Neal, who sponsored SB450, said that after receiving an update about the audit she learned that Clark County is expected to help North Las Vegas answer questions pertaining to the investigation.

“So then I said, how was that possible? The city should answer to the state, but there should be no middleman or intervention,” she said of Clark County.

Racism, displacement and redlining Windsor Park

The once segregated Black neighborhood in North Las Vegas, commonly called Winslow Park, was built between 1964 and 1966 and had been described as a “Black Summerlin” in its heyday.

Longtime resident Barbara Carter said people were driven to buy homes in Windsor Park during the ’60s because of segregation and displacement from constructing Interstate 15. Carter said the highway stretched across land that was home to mostly Black people because of segregationist laws. She said there were about three places Black people could live in Southern Nevada at that time.

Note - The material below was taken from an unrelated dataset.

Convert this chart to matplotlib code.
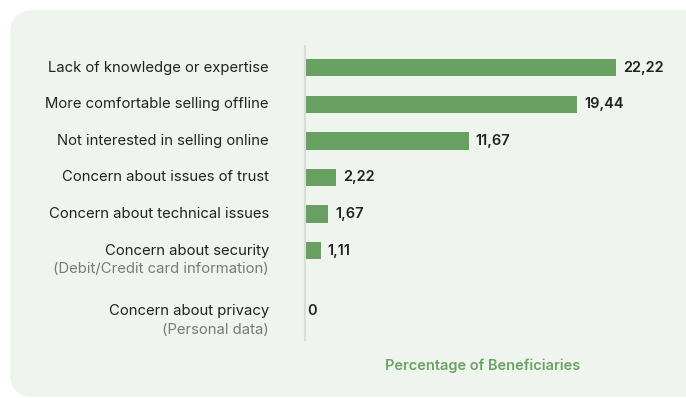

“My husband and I, when we moved into Windsor Park as a young couple, our [reason] was first of all, ownership … which was for us,” Carter said. “And then pass it on to our children. Now, what do we have to pass on to our children? A house that gets cracks in the walls, cracks in the ceilings.”

Besides the crumbling homes, Carter said residents pay property taxes and have not received investments into the community, citing loads of trash accumulating in empty lots, cracked streets and “buckling” pavement — practices that Leslie Kern, author of the book Gentrification is Inevitable and Other Lies, ties back to a system of redlining.

Redlining refers to systems of discrimination such as denial of mortgages or financial services to residents of certain areas based on race or ethnicity, causing wealth disparities. Kern said that redlining includes methods to shut off financial support to whole neighborhoods that lead to the neglect of garbage pickup and infrastructure maintenance.

Wilson said the history of North Las Vegas is rooted in racism and that at one point, Black and Latino people weren’t welcome in the city limits. Carter stated that they had to stay south of Miller Avenue, a street in the Vegas Heights neighborhood. 

“And there's still a few that's holding on to that theory — that we don't belong, which we have every right, we are citizens,” Wilson said.

Carter said simple things, such as street maintenance, could have helped prevent the tension between residents and city officials over the decades.

“Just let us feel like we’re worthy,” she said. “Let us feel like we’re a part of society and not just throw us away.”